Mine is just a quick wank and then a good single player game.
Cue jokes regarding masturbation and single player being the same thing.
Fact of it is, Half-Life is Valve's baby. It is the game that put them on the map of game development and was their first killer app. We can all assume that Half-Life 3 will put an end to the main story arch and Valve simply doesn't want to fuck it up. I would rather wait ten years for a polished incredibly amazing game than have Valve rush it. I may be a grandparent by the time it's released, but it's going to be simply mind blowing.
[QUOTE=Talvy;47125711]It's not really a [I]huge[/I] cliffhanger, a character died and they will simply move on. Dog killed/scared away the attackers too.[/QUOTE]
Lots of disagrees but no talk.
There's is no dilemma; Eli is dead. A cliffhanger is when you are left hanging, not knowing what happened. Unresolved plot threads are not a cliffhanger.
Like I said, cliffhanger or not, it's not a [I]huge[/I] one.
[QUOTE=Mkt778;47126242]Valve has no 'higher ups'. They're flatter than Kansas.[/QUOTE]

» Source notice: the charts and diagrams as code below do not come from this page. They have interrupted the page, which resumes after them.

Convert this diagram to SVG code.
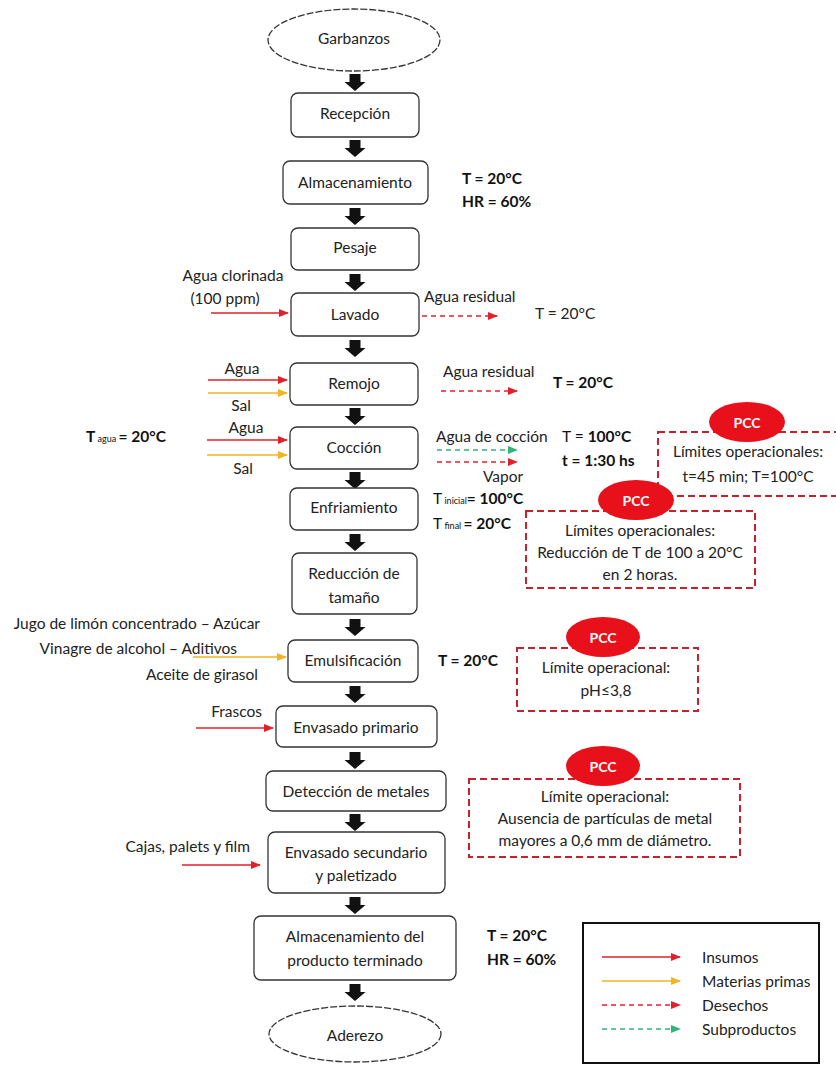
<svg xmlns="http://www.w3.org/2000/svg" width="836" height="1069" viewBox="0 0 836 1069">
<defs>
<style>
.box{fill:#fff;stroke:#333;stroke-width:1.3}
.term{fill:#fff;stroke:#333;stroke-width:1.3;stroke-dasharray:7 2}
.t{font-family:Lato,"Liberation Sans",sans-serif;font-size:15.5px;fill:#222;text-anchor:middle;dominant-baseline:central}
.l{font-family:Lato,"Liberation Sans",sans-serif;font-size:15.5px;fill:#222;dominant-baseline:central}
.b{font-family:Lato,"Liberation Sans",sans-serif;font-size:15.5px;font-weight:bold;fill:#111;dominant-baseline:central}
.pcc{fill:#e8101a}
.pcct{font-family:Lato,"Liberation Sans",sans-serif;font-size:14px;font-weight:bold;fill:#fff;text-anchor:middle;dominant-baseline:central}
.pbox{fill:#fff;stroke:#c4222c;stroke-width:2;stroke-dasharray:7 4}
.red{stroke:#e3202a;stroke-width:1.6;fill:none}
.yel{stroke:#f4b320;stroke-width:1.6;fill:none}
.dred{stroke:#e3202a;stroke-width:1.6;fill:none;stroke-dasharray:5 4}
.dgrn{stroke:#2fb57a;stroke-width:1.6;fill:none;stroke-dasharray:5 4}
</style>
<path id="ba" d="M-5.5,0 H5.5 V8 H10.5 L0,17 L-10.5,8 H-5.5 Z" fill="#111"/>
<marker id="mr" markerUnits="userSpaceOnUse" markerWidth="10" markerHeight="10" refX="9" refY="5" orient="auto"><path d="M0,1 L10,5 L0,9 Z" fill="#e3202a"/></marker>
<marker id="my" markerUnits="userSpaceOnUse" markerWidth="10" markerHeight="10" refX="9" refY="5" orient="auto"><path d="M0,1 L10,5 L0,9 Z" fill="#f4b320"/></marker>
<marker id="mg" markerUnits="userSpaceOnUse" markerWidth="10" markerHeight="10" refX="9" refY="5" orient="auto"><path d="M0,1 L10,5 L0,9 Z" fill="#2fb57a"/></marker>
</defs>
<rect width="836" height="1069" fill="#fff"/>

<g id="connectors">
<use href="#ba" x="355" y="74"/>
<use href="#ba" x="355" y="140"/>
<use href="#ba" x="355" y="208"/>
<use href="#ba" x="355" y="274"/>
<use href="#ba" x="355" y="340"/>
<use href="#ba" x="355" y="408"/>
<use href="#ba" x="355" y="472"/>
<use href="#ba" x="355" y="534"/>
<use href="#ba" x="355" y="619"/>
<use href="#ba" x="355" y="686"/>
<use href="#ba" x="355" y="752"/>
<use href="#ba" x="355" y="814"/>
<use href="#ba" x="355" y="897"/>
<use href="#ba" x="355" y="984"/>
<line class="red" x1="211" y1="313" x2="288" y2="313" marker-end="url(#mr)"/>
<line class="dred" x1="422" y1="316" x2="497" y2="316" marker-end="url(#mr)"/>
<line class="red" x1="208" y1="380" x2="287" y2="380" marker-end="url(#mr)"/>
<line class="yel" x1="208" y1="393" x2="287" y2="393" marker-end="url(#my)"/>
<line class="dred" x1="441" y1="391" x2="517" y2="391" marker-end="url(#mr)"/>
<line class="red" x1="207" y1="440" x2="287" y2="440" marker-end="url(#mr)"/>
<line class="yel" x1="207" y1="455" x2="287" y2="455" marker-end="url(#my)"/>
<line class="dgrn" x1="437" y1="450" x2="517" y2="450" marker-end="url(#mg)"/>
<line class="dred" x1="437" y1="462" x2="517" y2="462" marker-end="url(#mr)"/>
<line class="yel" x1="193" y1="657" x2="286" y2="657" marker-end="url(#my)"/>
<line class="red" x1="196" y1="728" x2="273" y2="728" marker-end="url(#mr)"/>
<line class="red" x1="182" y1="865" x2="260" y2="865" marker-end="url(#mr)"/>
</g>

<g id="garbanzos"><ellipse class="term" cx="354" cy="40" rx="86" ry="31"/><text class="t" x="354" y="38">Garbanzos</text></g>
<g id="recepcion"><rect class="box" x="291" y="93" width="128" height="44" rx="7"/><text class="t" x="355" y="113">Recepción</text></g>
<g id="almacenamiento"><rect class="box" x="283" y="161" width="145" height="43" rx="7"/><text class="t" x="355" y="182">Almacenamiento</text>
<text class="b" x="462" y="178">T = 20°C</text><text class="b" x="462" y="201">HR = 60%</text></g>
<g id="pesaje"><rect class="box" x="291" y="228" width="128" height="42" rx="7"/><text class="t" x="355" y="247">Pesaje</text></g>
<g id="lavado"><rect class="box" x="291" y="293" width="128" height="43" rx="7"/><text class="t" x="355" y="314">Lavado</text>
<text class="t" x="233" y="275">Agua clorinada</text><text class="t" x="225" y="298">(100 ppm)</text>
<text class="l" x="424" y="296">Agua residual</text>
<text class="l" x="535" y="313">T = 20°C</text></g>
<g id="remojo"><rect class="box" x="290" y="363" width="128" height="42" rx="7"/><text class="t" x="354" y="383">Remojo</text>
<text class="t" x="242" y="368">Agua</text><text class="t" x="241" y="405">Sal</text>
<text class="l" x="443" y="371">Agua residual</text>
<text class="b" x="553" y="382">T = 20°C</text></g>
<g id="coccion"><rect class="box" x="290" y="427" width="128" height="42" rx="7"/><text class="t" x="354" y="447">Cocción</text>
<text class="b" x="86" y="436">T<tspan font-size="9" font-weight="normal" dy="2"> agua </tspan><tspan dy="-2">= 20°C</tspan></text>
<text class="t" x="246" y="427">Agua</text><text class="t" x="243" y="468">Sal</text>
<text class="l" x="436" y="436">Agua de cocción</text>
<text class="t" x="503" y="476">Vapor</text>
<text class="b" x="562" y="436"><tspan font-weight="normal">T = </tspan>100°C</text>
<text class="b" x="562" y="460">t = 1:30 hs</text></g>
<g id="pcc1"><rect class="pbox" x="658" y="432" width="190" height="64"/><ellipse class="pcc" cx="747" cy="422" rx="38" ry="20"/><text class="pcct" x="747" y="422">PCC</text>
<text class="t" x="748" y="451">Límites operacionales:</text><text class="t" x="748" y="476">t=45 min; T=100°C</text></g>
<g id="enfriamiento"><rect class="box" x="290" y="488" width="128" height="42" rx="7"/><text class="t" x="354" y="507">Enfriamiento</text>
<text class="b" x="433" y="498"><tspan font-weight="normal">T</tspan><tspan font-size="9" font-weight="normal" dy="2"> inicial</tspan><tspan dy="-2">= 100°C</tspan></text>
<text class="b" x="433" y="523"><tspan font-weight="normal">T</tspan><tspan font-size="9" font-weight="normal" dy="2"> final </tspan><tspan dy="-2">= 20°C</tspan></text></g>
<g id="pcc2"><rect class="pbox" x="526" y="511" width="229" height="77"/><ellipse class="pcc" cx="636" cy="500" rx="38" ry="20"/><text class="pcct" x="636" y="500">PCC</text>
<text class="t" x="640" y="530">Límites operacionales:</text><text class="t" x="640" y="552">Reducción de T de 100 a 20°C</text><text class="t" x="640" y="574">en 2 horas.</text></g>
<g id="reduccion"><rect class="box" x="292" y="553" width="125" height="61" rx="7"/><text class="t" x="354" y="573">Reducción de</text><text class="t" x="354" y="597">tamaño</text></g>
<g id="emulsificacion"><rect class="box" x="288" y="640" width="130" height="42" rx="7"/><text class="t" x="353" y="660">Emulsificación</text>
<text class="l" x="260" y="623" text-anchor="end">Jugo de limón concentrado – Azúcar</text>
<text class="l" x="237" y="648" text-anchor="end">Vinagre de alcohol –  Aditivos</text>
<text class="l" x="258" y="674" text-anchor="end">Aceite de girasol</text>
<text class="b" x="438" y="660">T = 20°C</text></g>
<g id="pcc3"><rect class="pbox" x="517" y="648" width="181" height="63"/><ellipse class="pcc" cx="603" cy="637" rx="37" ry="20"/><text class="pcct" x="603" y="637">PCC</text>
<text class="t" x="606" y="667">Límite operacional:</text><text class="t" x="606" y="690">pH≤3,8</text></g>
<g id="envasado1"><rect class="box" x="276" y="706" width="161" height="41" rx="7"/><text class="t" x="356" y="727">Envasado primario</text>
<text class="l" x="262" y="711" text-anchor="end">Frascos</text></g>
<g id="deteccion"><rect class="box" x="266" y="771" width="180" height="40" rx="7"/><text class="t" x="356" y="791">Detección de metales</text></g>
<g id="pcc4"><rect class="pbox" x="469" y="779" width="271" height="78"/><ellipse class="pcc" cx="603" cy="766" rx="37" ry="20"/><text class="pcct" x="603" y="766">PCC</text>
<text class="t" x="605" y="796">Límite operacional:</text><text class="t" x="605" y="818">Ausencia de partículas de metal</text><text class="t" x="605" y="840">mayores a 0,6 mm de diámetro.</text></g>
<g id="envasado2"><rect class="box" x="268" y="832" width="177" height="61" rx="7"/><text class="t" x="356" y="852">Envasado secundario</text><text class="t" x="356" y="875">y paletizado</text>
<text class="l" x="250" y="846" text-anchor="end">Cajas, palets y film</text></g>
<g id="almacenamiento2"><rect class="box" x="254" y="916" width="202" height="64" rx="7"/><text class="t" x="355" y="936">Almacenamiento del</text><text class="t" x="355" y="960">producto terminado</text>
<text class="b" x="487" y="935">T = 20°C</text><text class="b" x="487" y="959">HR = 60%</text></g>
<g id="aderezo"><ellipse class="term" cx="355" cy="1034" rx="86" ry="28"/><text class="t" x="355" y="1035">Aderezo</text></g>

<g id="legend">
<rect x="583" y="923" width="236" height="140" fill="#fff" stroke="#111" stroke-width="2"/>
<line class="red" x1="602" y1="957" x2="680" y2="957" marker-end="url(#mr)"/>
<line class="yel" x1="602" y1="981" x2="680" y2="981" marker-end="url(#my)"/>
<line class="dred" x1="602" y1="1005" x2="680" y2="1005" marker-end="url(#mr)"/>
<line class="dgrn" x1="602" y1="1029" x2="680" y2="1029" marker-end="url(#mg)"/>
<text class="l" x="702" y="957">Insumos</text>
<text class="l" x="702" y="981">Materias primas</text>
<text class="l" x="702" y="1005">Desechos</text>
<text class="l" x="702" y="1029">Subproductos</text>
</g>
</svg>
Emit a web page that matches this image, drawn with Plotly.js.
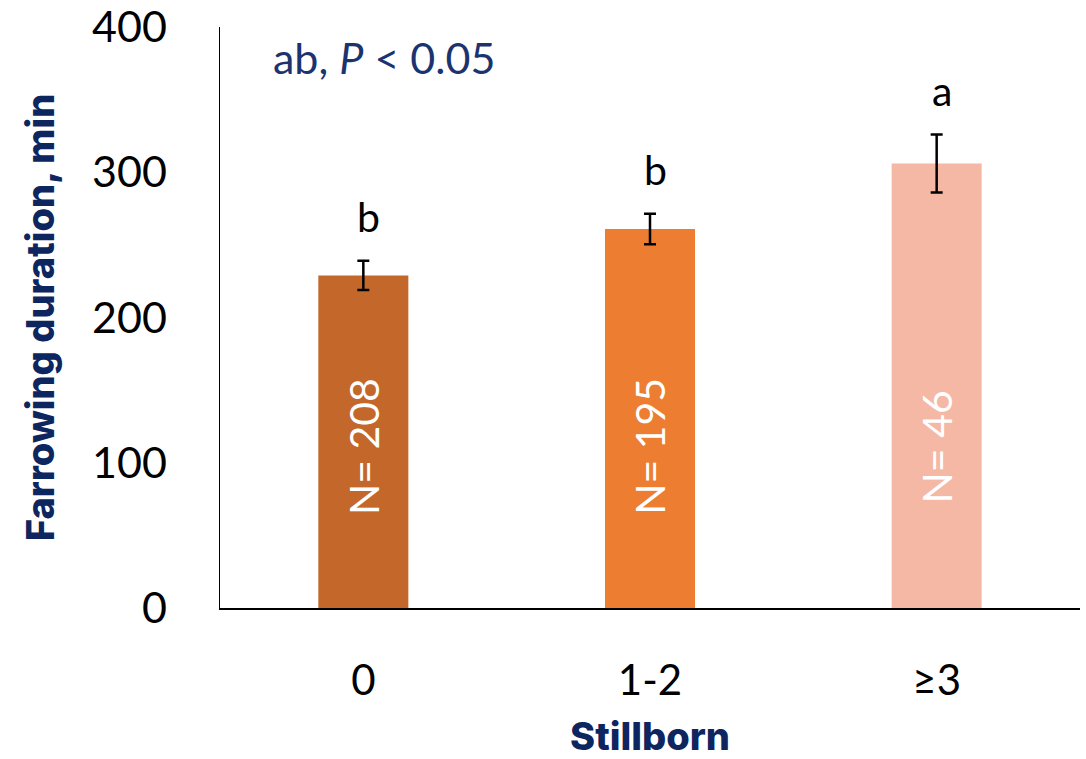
<!DOCTYPE html>
<html>
<head>
<meta charset="utf-8">
<script src="https://cdn.plot.ly/plotly-3.0.1.min.js"></script>
<style>html,body{margin:0;padding:0;background:#fff;}#chart{width:1086px;height:759px;}</style>
</head>
<body>
<div id="chart"></div>
<script>
const categories = ["0", "1-2", "≥3"];
const durations = [229, 261, 306];
const errors = [10, 10.5, 20];
const sampleSizes = ["N= 208", "N= 195", "N= 46"];
const sigLetters = ["b", "b", "a"];
const barColors = ["#C4672A", "#ED7D31", "#F4B8A5"];
const yTicks = [0, 100, 200, 300, 400];

const navy = "#0E2660";
const annotations = [];
categories.forEach((c, i) => {
  annotations.push({
    x: c, y: durations[i] + errors[i], xref: "x", yref: "y",
    text: sigLetters[i], showarrow: false, yanchor: "middle", yshift: 44, xshift: 5,
    font: {family: "Lato, 'Open Sans', sans-serif", size: 41, color: "#000"}
  });
  annotations.push({
    x: c, y: 111, xref: "x", yref: "y",
    text: sampleSizes[i], showarrow: false, textangle: -90,
    font: {family: "Lato, 'Open Sans', sans-serif", size: 41, color: "#FFFFFF"}
  });
});
annotations.push({
  x: 0.059, y: 0.947, xref: "paper", yref: "paper", xanchor: "left", yanchor: "middle",
  text: "ab, <i>P</i> < 0.05", showarrow: false,
  font: {family: "Lato, 'Open Sans', sans-serif", size: 43, color: "#1B3470"}
});

const data = [{
  type: "bar",
  x: categories,
  y: durations,
  width: 0.314,
  marker: {color: barColors},
  error_y: {type: "data", array: errors, visible: true, color: "#000", thickness: 2.5, width: 6},
  hoverinfo: "none"
}];

const layout = {
  width: 1086, height: 759,
  margin: {l: 220, r: 6, t: 27, b: 151},
  paper_bgcolor: "#fff", plot_bgcolor: "#fff",
  showlegend: false,
  xaxis: {
    type: "category",
    range: [-0.5, 2.5],
    showline: true, linecolor: "#000", linewidth: 1.5,
    showgrid: false, ticks: "", zeroline: false,
    ticklabelstandoff: 35,
    tickfont: {family: "Lato, 'Open Sans', sans-serif", size: 42, color: "#000"},
    title: {text: "Stillborn", standoff: 35,
      font: {family: "Inter, 'DejaVu Sans', sans-serif", size: 38, color: navy, weight: 800}}
  },
  yaxis: {
    range: [0, 400],
    tickvals: yTicks,
    showline: true, linecolor: "#000", linewidth: 1.5,
    showgrid: false, zeroline: false, ticks: "",
    ticklabelstandoff: 43,
    tickfont: {family: "Lato, 'Open Sans', sans-serif", size: 43, color: "#000"},
    title: {text: "Farrowing duration, min", standoff: 26,
      font: {family: "Inter, 'DejaVu Sans', sans-serif", size: 38, color: navy, weight: 800}}
  },
  annotations: annotations
};

Plotly.newPlot("chart", data, layout, {staticPlot: true, displayModeBar: false});
</script>
</body>
</html>
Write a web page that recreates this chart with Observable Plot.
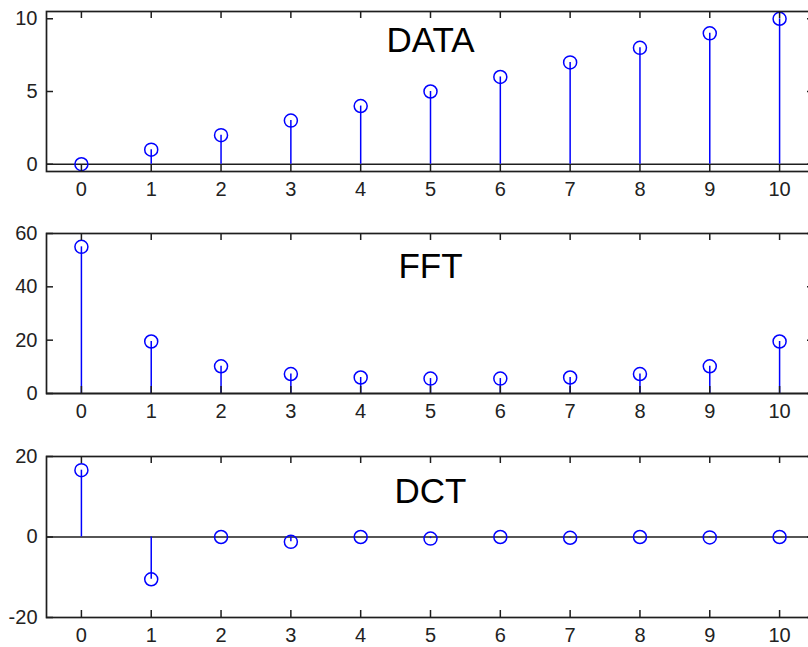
<!DOCTYPE html>
<html><head><meta charset="utf-8">
<script src="https://cdn.jsdelivr.net/npm/d3@7"></script>
<script src="https://cdn.jsdelivr.net/npm/@observablehq/plot@0.6"></script>
<style>
html,body{margin:0;padding:0;background:#fff;overflow:hidden;}
#chart{width:808px;height:647px;overflow:hidden;position:relative;background:#fff}
#chart svg{display:block;overflow:hidden;max-width:none !important;height:auto}
</style></head><body><div id="chart"></div>
<script>
// ---- data ----
const sampleIndex = [0, 1, 2, 3, 4, 5, 6, 7, 8, 9, 10];
const dataValues = [0, 1, 2, 3, 4, 5, 6, 7, 8, 9, 10];
const fftValues = [55, 19.5, 10.2, 7.3, 6.0, 5.6, 5.6, 6.0, 7.3, 10.2, 19.5];
const dctValues = [16.6, -10.5, 0, -1.2, 0, -0.4, 0, -0.2, 0, -0.1, 0];
const panelTitles = ["DATA", "FFT", "DCT"];
const xTickValues = [0, 1, 2, 3, 4, 5, 6, 7, 8, 9, 10];
const dataYTicks = [0, 5, 10];
const fftYTicks = [0, 20, 40, 60];
const dctYTicks = [-20, 0, 20];
const dataYDomain = [-0.5, 10.5];
const fftYDomain = [0, 60];
const dctYDomain = [-20, 20];

// ---- drawing ----
const FONT = "'Liberation Sans', Arial, Helvetica, sans-serif";
const AXIS = "#1e1e1e";
const BLUE = "#0000ff";

function panel({values, title, yDomain, yTicks, height, marginTop, marginBottom, titleDy}) {
  const W = 815, ML = 46, MR = 1;
  const innerW = W - ML - MR;
  const innerH = height - marginTop - marginBottom;
  const rows = sampleIndex.map((x, i) => ({x, y: values[i]}));
  const T = 7;
  return Plot.plot({
    width: W, height, marginLeft: ML, marginRight: MR, marginTop, marginBottom,
    style: {fontFamily: FONT, background: "white", overflow: "hidden", maxWidth: "none"},
    x: {domain: [-0.5, 10.5]},
    y: {domain: yDomain},
    marks: [
      Plot.ruleY([0], {stroke: AXIS, strokeWidth: 1.5}),
      Plot.ruleX(rows, {x: "x", y1: () => 0, y2: "y", stroke: BLUE, strokeWidth: 1.5}),
      Plot.dot(rows, {x: "x", y: "y", r: 6.5, stroke: BLUE, strokeWidth: 1.5, fill: "none"}),
      // inward ticks (bottom, top, left, right)
      Plot.tickX(xTickValues, {x: d => d, insetTop: innerH - T, stroke: AXIS, strokeWidth: 1.5}),
      Plot.tickX(xTickValues, {x: d => d, insetBottom: innerH - T, stroke: AXIS, strokeWidth: 1.5}),
      Plot.tickY(yTicks, {y: d => d, insetRight: innerW - T, stroke: AXIS, strokeWidth: 1.5}),
      Plot.tickY(yTicks, {y: d => d, insetLeft: innerW - T, stroke: AXIS, strokeWidth: 1.5}),
      Plot.frame({stroke: AXIS, strokeWidth: 1.7}),
      Plot.axisX(xTickValues, {tickSize: 0, tickPadding: 10, fontSize: 20, fill: "#222", label: null,
        tickFormat: d => String(d)}),
      Plot.axisY(yTicks, {tickSize: 0, tickPadding: 9, fontSize: 20, fill: "#222", label: null,
        tickFormat: d => String(d)}),
      Plot.text([title], {text: d => d, x: () => 5, frameAnchor: "top", lineAnchor: "top", dy: titleDy,
        fontSize: 35, fill: "black"})
    ]
  });
}

const host = document.getElementById("chart");
host.append(panel({values: dataValues, title: panelTitles[0], yDomain: dataYDomain, yTicks: dataYTicks,
  height: 222, marginTop: 11, marginBottom: 51, titleDy: 16}));
host.append(panel({values: fftValues, title: panelTitles[1], yDomain: fftYDomain, yTicks: fftYTicks,
  height: 223, marginTop: 11, marginBottom: 52, titleDy: 20}));
host.append(panel({values: dctValues, title: panelTitles[2], yDomain: dctYDomain, yTicks: dctYTicks,
  height: 202, marginTop: 11, marginBottom: 30, titleDy: 22}));
</script>
</body></html>
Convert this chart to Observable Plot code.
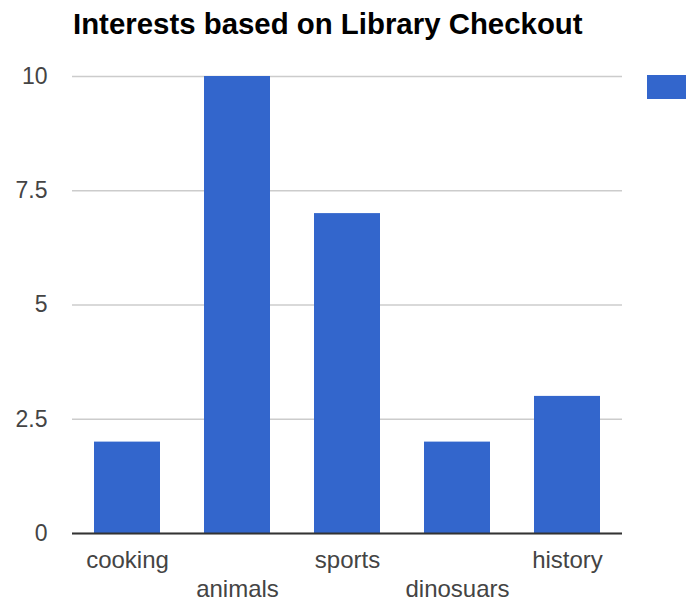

[QUOTE]Former Valve employee Jeri Ellsworth has spoken of the company’s famous flat management structure, calling out several shortcomings as part of an interview for the Grey Area podcast.
....
“It is a pseudo-flat structure where, at least in small groups, you’re all peers and make decisions together,” she said. “But the one thing I found out the hard way is that there is actually a hidden layer of powerful management structure in the company and it felt a lot like high school. There are popular kids that have acquired power in the company, then there’s the trouble makers, and everyone in between.”
[/QUOTE]
I look forward to the day it's released. But I don't look forward to the disappointment of the "Authoring Tools" that follow. Cause I'm pretty sure it won't have open parts of the game libraries like we did with HL2. So we'll only be able to make maps, models, and textures. No code. Having code access it what made HL2 so modder friendly. You could change how the game plays entirely. You had all the HL2 assets to utilize and the code to make it play however you want.
It's funny to think we get small HL3 leaks as often as Ubisoft announces a new Assassin's Creed game. If not less often.